A 29-room hotel in the wooded grounds of Belleisle Park, in the Ayr suburbs, with the Belleisle Golf Course (James Braid 1927) on the property. £100–£160 per night. The visitor sweet spot for Ayrshire golf — Royal Troon is 15 minutes north, Turnberry 30 south, Western Gailes and Dundonald a short drive. Breakfast is competent; the parkland setting is the appeal.


Argyll / Kintyre

12. The Royal Hotel, Campbeltown

The local hotel on Campbeltown's harbourfront, walkable to both surviving Campbeltown distilleries (Springbank, Glen Scotia). £90–£140. Twenty rooms, family-run since the 1990s. Twelve-minute drive to the two Machrihanish courses. The bar is the village local; the breakfast is honest. For visitors making the Campbeltown trip, the Royal is the affordable alternative to the Ugadale Arms beside the course.


How to think about booking these

Book direct where possible. Most of the small B&Bs and guesthouses on this list charge 10–15% less when booked directly via the property's own site or by phone, versus through Booking.com or the OTAs.

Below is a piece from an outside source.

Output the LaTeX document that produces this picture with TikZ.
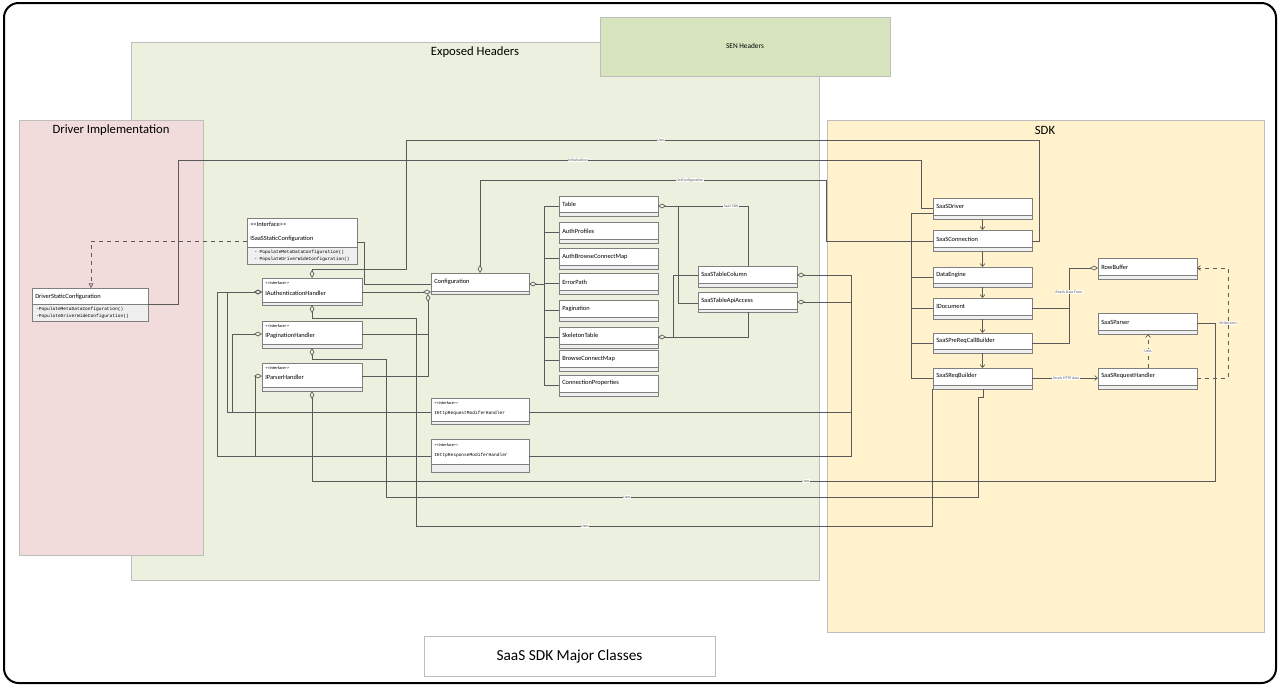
\documentclass[tikz,border=0pt]{standalone}
\usepackage{fontspec}
\setmainfont{Carlito}
\newfontfamily\monof{Liberation Mono}
\usetikzlibrary{arrows.meta}
\definecolor{grnfill}{HTML}{EBF1DE}
\definecolor{senfill}{HTML}{D7E4BD}
\definecolor{pinkfill}{HTML}{F2DCDB}
\definecolor{yelfill}{HTML}{FFF2CC}
\definecolor{regedge}{HTML}{BDBDBD}
\definecolor{lnc}{HTML}{5A5A5A}
\definecolor{boxedge}{HTML}{7F7F7F}
\definecolor{compc}{HTML}{EFEFEF}
\newcommand\stereo{<\kern0pt<Interface>\kern0pt>}
\tikzset{
  region/.style={draw=regedge, line width=0.6pt, anchor=north west, inner sep=0pt, outer sep=0pt},
  clsbox/.style={draw=boxedge, fill=white, line width=0.6pt, anchor=north west, inner sep=0pt, outer sep=0pt},
  conn/.style={draw=lnc, line width=0.5pt},
  agg/.style={-{Diamond[open,length=6pt,width=3.6pt]}},
  nav/.style={-{Straight Barb[length=2.2pt,width=3.6pt]}},
  real/.style={-{Triangle[open,length=3.5pt,width=3.6pt]}},
  lbl/.style={fill=white, inner sep=0.4pt, font=\fontsize{2.9}{3}\selectfont, text=lnc},
  nm/.style={anchor=west, inner sep=0pt, font=\fontsize{4.8}{5}\selectfont},
  stt/.style={anchor=west, inner sep=0pt, font=\fontsize{3.2}{4}\selectfont},
  mt/.style={anchor=west, inner sep=0pt, font=\monof\fontsize{3.4}{4}\selectfont},
  ttl/.style={inner sep=0pt, font=\fontsize{9.5}{11}\selectfont},
}
\newcommand\umlbox[6]{%
  \node[clsbox, minimum width={(#4-#2)*0.75pt}, minimum height={(#5-#3)*0.75pt}] (#1) at (#2,#3) {};
  \fill[compc] (#2,#6) rectangle (#4,#5);
  \draw[boxedge, line width=0.6pt] (#2,#6) -- (#4,#6);
  \draw[boxedge, line width=0.6pt] (#2,#3) rectangle (#4,#5);
}
\begin{document}
\begin{tikzpicture}[x=0.75pt, y=-0.75pt]
\useasboundingbox (0,0) rectangle (1280,686);
\fill[white] (0,0) rectangle (1280,686);
\draw[line width=1.5pt, rounded corners=11pt] (4,3) rectangle (1276,683);

% regions
\node[region, fill=grnfill, minimum width={688*0.75pt}, minimum height={538*0.75pt}] (exph) at (131,42) {};
\node[ttl] (exph-t) at (475,52) {Exposed Headers};
\node[region, fill=senfill, minimum width={290*0.75pt}, minimum height={59*0.75pt}] (senh) at (600,17) {};
\node[inner sep=0pt, font=\fontsize{5.5}{6}\selectfont] (senh-t) at (745,46) {SEN Headers};
\node[region, fill=pinkfill, minimum width={184*0.75pt}, minimum height={435*0.75pt}] (drv) at (19,120) {};
\node[ttl] (drv-t) at (111,130) {Driver Implementation};
\node[region, fill=yelfill, minimum width={437*0.75pt}, minimum height={512*0.75pt}] (sdk) at (827,120) {};
\node[ttl] (sdk-t) at (1045,130) {SDK};

% junction coordinates
\coordinate (cbus) at (544,284);
\coordinate (jpg) at (428,334);
\coordinate (jb1) at (911,277);
\coordinate (jb2) at (911,308);
\coordinate (jb3) at (911,343);

% classes
\umlbox{DSC}{32}{288}{148}{321}{304}
\umlbox{ISS}{247}{218}{357}{264}{247}
\umlbox{IAH}{262}{278}{362}{305}{302}
\umlbox{IPgH}{262}{321}{362}{348}{344}
\umlbox{IPH}{262}{363}{362}{391}{387}
\umlbox{IHQ}{431}{398}{529}{424}{421}
\umlbox{IHR}{431}{439}{529}{472}{464}
\umlbox{CFG}{431}{273}{529}{294}{291}
\umlbox{Tab}{559}{196}{658}{216}{212}
\umlbox{APr}{559}{222}{658}{243}{239}
\umlbox{ABC}{559}{248}{658}{269}{265}
\umlbox{EPa}{559}{273}{658}{294}{290}
\umlbox{Pag}{559}{300}{658}{321}{317}
\umlbox{Skel}{559}{327}{658}{348}{344}
\umlbox{BCM}{559}{350}{658}{371}{367}
\umlbox{CPr}{559}{375}{658}{396}{392}
\umlbox{STC}{698}{266}{797}{287}{283}
\umlbox{STA}{698}{292}{797}{312}{309}
\umlbox{SDr}{933}{198}{1032}{219}{215}
\umlbox{SCo}{933}{230}{1032}{251}{247}
\umlbox{DEn}{933}{267}{1032}{287}{283}
\umlbox{IDo}{933}{298}{1032}{319}{315}
\umlbox{SPR}{933}{333}{1032}{353}{349}
\umlbox{SRB}{933}{368}{1032}{389}{385}
\umlbox{RBu}{1098}{258}{1197}{279}{275}
\umlbox{SPa}{1098}{313}{1197}{334}{330}
\umlbox{SRH}{1098}{368}{1197}{389}{385}

% connectors
\draw[conn, dashed, real] (ISS.west |- 0,241) -| (DSC.north -| 91,0);
\draw[conn] (DSC.east |- 0,304) -| (178,160) -| (921,208) -- (SDr.west |- 0,208);
\node[lbl] (l-init) at (578,160) {Initialization};
\draw[conn, agg] (SCo.east |- 0,241) -| (1039,140) -| (406,269) -| (IAH.north -| 312,0);
\node[lbl] (l-uses1) at (661,140) {Uses};
\draw[conn, agg] (SCo.west |- 0,241) -| (826,180) -| (CFG.north -| 480,0);
\node[lbl] (l-getc) at (690,180) {GetConfiguration};
\draw[conn] (ISS.east |- 0,242) -| (364,284) -- (CFG.west |- 0,284);
\draw[conn, agg] (IAH.east |- 0,292) -- (CFG.west |- 0,292);
\draw[conn, agg] (IPH.east |- 0,376) -| (CFG.south -| 428,0);
\draw[conn] (IPgH.east |- 0,334) -- (jpg);
\draw[conn, agg] (cbus) -- (CFG.east |- 0,284);
\draw[conn] (Tab.west) -| (CPr.west -| 544,0) -- (CPr.west);
\foreach \b in {APr,ABC,EPa,Pag,Skel,BCM} \draw[conn] (\b.west) -- (\b.west -| 544,0);
\draw[conn, agg] (STC.north -| 748,0) |- (Tab.east |- 0,206);
\node[lbl] (l-sdk) at (731,206) {SaaS SDK};
\draw[conn] (STA.west |- 0,303) -| (678,206);
\draw[conn, agg] (STA.south -| 748,0) |- (Skel.east |- 0,337);
\draw[conn] (STC.west |- 0,275) -| (673,337);
\draw[conn, agg] (IHR.east |- 0,456) -| (851,275) -- (STC.east |- 0,275);
\draw[conn, agg] (IHQ.east |- 0,412) -| (851,302) -- (STA.east |- 0,302);
\draw[conn, agg] (IHQ.west |- 0,412) -| (227,292) -- (IAH.west |- 0,292);
\draw[conn, agg] (IHQ.west |- 0,412) -| (232,334) -- (IPgH.west |- 0,334);
\draw[conn, agg] (IHR.west |- 0,456) -| (217,292) -- (IAH.west |- 0,292);
\draw[conn, agg] (IHR.west |- 0,456) -| (255,376) -- (IPH.west |- 0,376);
\draw[conn, agg] (SRB.south -| 932,0) -- (932,526) -| (416,318) -| (IAH.south -| 312,0);
\node[lbl] (l-uses2) at (585,526) {Uses};
\draw[conn, agg] (SRB.south -| 983,0) -- (983,397) -| (978,497) -| (386,359) -| (IPgH.south -| 312,0);
\node[lbl] (l-uses3) at (627,497) {Uses};
\draw[conn, agg] (SPa.east |- 0,323) -| (1215,481) -| (IPH.south -| 312,0);
\node[lbl] (l-uses4) at (806,481) {Uses};
\draw[conn] (SDr.west |- 0,213) -| (911,378) -- (SRB.west |- 0,378);
\draw[conn] (jb1) -- (DEn.west |- 0,277);
\draw[conn] (jb2) -- (IDo.west |- 0,308);
\draw[conn] (jb3) -- (SPR.west |- 0,343);
\draw[conn, nav] (SDr) -- (SCo);
\draw[conn, nav] (SCo) -- (DEn);
\draw[conn, nav] (DEn) -- (IDo);
\draw[conn, nav] (IDo) -- (SPR);
\draw[conn, nav] (SPR) -- (SRB);
\draw[conn, agg] (IDo.east |- 0,308) -| (1069,268) -- (RBu.west |- 0,268);
\draw[conn] (SPR.east |- 0,343) -| (1069,308);
\node[lbl] (l-reads) at (1069,292) {Reads Data From};
\draw[conn, nav] (SRB.east |- 0,378) -- (SRH.west |- 0,378);
\node[lbl] (l-sends) at (1066,378) {Sends HTTP data};
\draw[conn, dashed, nav] (SRH.north -| 1148,0) -- (SPa.south -| 1148,0);
\node[lbl] (l-uses5) at (1148,351) {Uses};
\draw[conn, dashed, nav] (SRH.east |- 0,378) -| (1228,268) -- (RBu.east |- 0,268);
\node[lbl] (l-writes) at (1228,323) {Writes Into};

% class texts
\node[nm] (DSC-n) at (35,297) {DriverStaticConfiguration};
\node[mt] (DSC-m1) at (36,309) {-PopulateMetaDataConfiguration()};
\node[mt] (DSC-m2) at (36,316) {-PopulateDriverWideConfiguration()};
\node[nm] (ISS-s) at (250,224) {\stereo};
\node[nm] (ISS-n) at (250,239) {ISaaSStaticConfiguration};
\node[mt] (ISS-m1) at (254,252) {- PopulateMetaDataConfiguration()};
\node[mt] (ISS-m2) at (254,259) {- PopulateDriverWideConfiguration()};
\node[stt] (IAH-s) at (265,283) {\stereo};
\node[nm] (IAH-n) at (265,293) {IAuthenticationHandler};
\node[stt] (IPgH-s) at (265,326) {\stereo};
\node[nm] (IPgH-n) at (265,336) {IPaginationHandler};
\node[stt] (IPH-s) at (265,368) {\stereo};
\node[nm] (IPH-n) at (265,377) {IParserHandler};
\node[stt] (IHQ-s) at (434,403) {\stereo};
\node[mt] (IHQ-n) at (434,413) {IHttpRequestModiferHandler};
\node[stt] (IHR-s) at (434,445) {\stereo};
\node[mt] (IHR-n) at (434,455) {IHttpResponseModiferHandler};
\node[nm] (CFG-n) at (434,282) {Configuration};
\node[nm] (Tab-n) at (562,204) {Table};
\node[nm] (APr-n) at (562,231) {AuthProfiles};
\node[nm] (ABC-n) at (562,257) {AuthBrowseConnectMap};
\node[nm] (EPa-n) at (562,282) {ErrorPath};
\node[nm] (Pag-n) at (562,309) {Pagination};
\node[nm] (Skel-n) at (562,335) {SkeletonTable};
\node[nm] (BCM-n) at (562,359) {BrowseConnectMap};
\node[nm] (CPr-n) at (562,383) {ConnectionProperties};
\node[nm] (STC-n) at (701,274) {SaaSTableColumn};
\node[nm] (STA-n) at (701,301) {SaaSTableApiAccess};
\node[nm] (SDr-n) at (936,206) {SaaSDriver};
\node[nm] (SCo-n) at (936,239) {SaaSConnection};
\node[nm] (DEn-n) at (936,275) {DataEngine};
\node[nm] (IDo-n) at (936,306) {IDocument};
\node[nm] (SPR-n) at (936,341) {SaaSPreReqCallBuilder};
\node[nm] (SRB-n) at (936,376) {SaaSReqBuilder};
\node[nm] (RBu-n) at (1101,267) {RowBuffer};
\node[nm] (SPa-n) at (1101,322) {SaaSParser};
\node[nm] (SRH-n) at (1101,376) {SaaSRequestHandler};

% caption
\node[draw=regedge, fill=white, line width=0.5pt, minimum width={291*0.75pt}, minimum height={40*0.75pt}, inner sep=0pt, font=\fontsize{11.5}{13}\selectfont] (cap) at (569.5,656) {SaaS SDK Major Classes};
\end{tikzpicture}
\end{document}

The owners absorb the platform commission; ringing them produces a better rate plus a friendlier check-in.

Ask about parking. Most rural Scottish B&Bs have on-property parking included; some town-centre properties (St Andrews specifically) do not. A £15/day Old Course parking fee adds £75 to a 5-night trip.

Check the cancellation policy carefully. Small B&Bs typically have stricter policies than the OTAs default to — many will hold the deposit even on weather-cancelled trips. Travel insurance is the right backstop; the cluster's Insurance Picker covers the relevant categories.

The breakfast matters more than visitors expect. A proper Scottish cooked breakfast at 7.30am before a 10am tee time is a genuinely useful start to the day; a continental buffet of croissants and yoghurt isn't. Read the breakfast description in the property listing before booking.

The B&B category is the version of Scottish golf accommodation that locals most often recommend to friends. It's also the version that most visitors skip in favour of either the cheap chain hotel or the marquee resort. The twelve above are the entry to a category that rewards the visitor willing to try it.